Exercise aim - In the material below, find how many lines contain the string "this". Write only that number.

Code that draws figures
────
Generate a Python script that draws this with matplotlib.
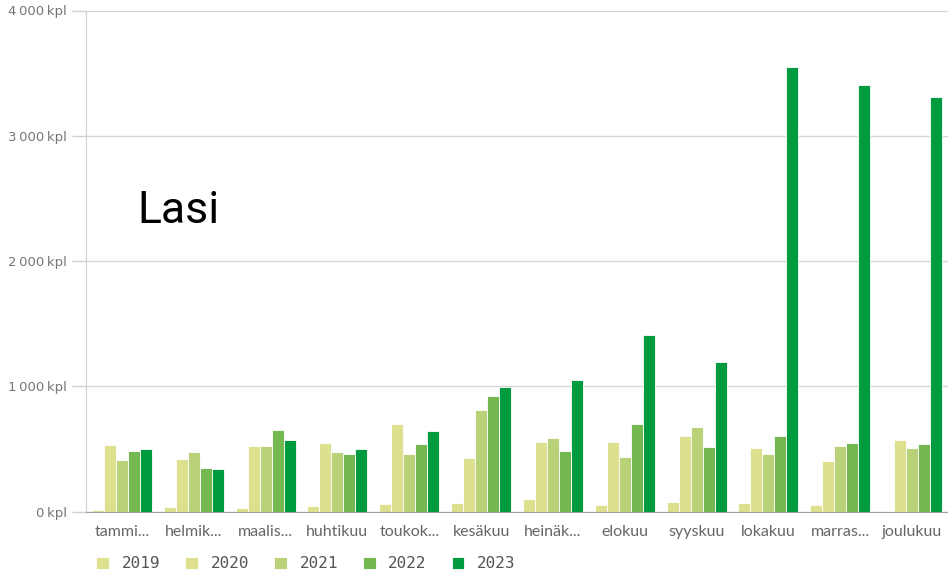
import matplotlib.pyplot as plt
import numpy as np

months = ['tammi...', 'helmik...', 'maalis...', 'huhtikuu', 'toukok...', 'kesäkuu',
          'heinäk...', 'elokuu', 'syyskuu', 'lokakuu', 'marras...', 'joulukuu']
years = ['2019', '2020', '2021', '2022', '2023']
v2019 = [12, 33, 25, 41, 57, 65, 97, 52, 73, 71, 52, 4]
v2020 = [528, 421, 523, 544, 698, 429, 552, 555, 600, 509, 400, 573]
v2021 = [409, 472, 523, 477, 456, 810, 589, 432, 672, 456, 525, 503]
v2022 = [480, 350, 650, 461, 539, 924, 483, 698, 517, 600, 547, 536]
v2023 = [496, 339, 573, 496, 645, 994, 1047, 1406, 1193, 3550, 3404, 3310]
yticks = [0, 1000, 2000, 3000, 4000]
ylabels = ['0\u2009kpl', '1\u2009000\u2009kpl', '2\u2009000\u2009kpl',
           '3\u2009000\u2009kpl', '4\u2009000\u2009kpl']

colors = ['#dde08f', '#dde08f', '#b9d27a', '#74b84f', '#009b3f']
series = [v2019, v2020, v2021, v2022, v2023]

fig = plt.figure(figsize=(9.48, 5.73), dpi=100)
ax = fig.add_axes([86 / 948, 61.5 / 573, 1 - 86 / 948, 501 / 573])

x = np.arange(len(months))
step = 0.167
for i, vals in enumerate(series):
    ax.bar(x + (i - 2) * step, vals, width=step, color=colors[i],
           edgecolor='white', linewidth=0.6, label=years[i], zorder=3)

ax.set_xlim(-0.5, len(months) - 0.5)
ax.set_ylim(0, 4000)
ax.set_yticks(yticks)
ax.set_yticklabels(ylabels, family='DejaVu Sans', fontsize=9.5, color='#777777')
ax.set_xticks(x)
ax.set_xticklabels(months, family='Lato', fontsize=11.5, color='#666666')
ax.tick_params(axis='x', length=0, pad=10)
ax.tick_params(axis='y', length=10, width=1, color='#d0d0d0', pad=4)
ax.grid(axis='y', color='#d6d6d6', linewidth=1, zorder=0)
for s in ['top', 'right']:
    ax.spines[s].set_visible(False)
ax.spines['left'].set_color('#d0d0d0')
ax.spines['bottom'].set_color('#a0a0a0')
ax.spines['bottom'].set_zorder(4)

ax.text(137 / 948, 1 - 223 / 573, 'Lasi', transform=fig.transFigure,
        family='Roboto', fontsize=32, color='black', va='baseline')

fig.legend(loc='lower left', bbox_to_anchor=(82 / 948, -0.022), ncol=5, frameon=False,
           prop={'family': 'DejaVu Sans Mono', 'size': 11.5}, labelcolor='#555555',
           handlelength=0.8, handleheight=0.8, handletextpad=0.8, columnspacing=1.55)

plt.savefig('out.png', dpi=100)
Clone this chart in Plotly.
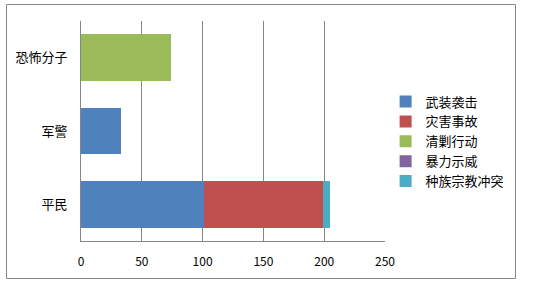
────
Correct output - 2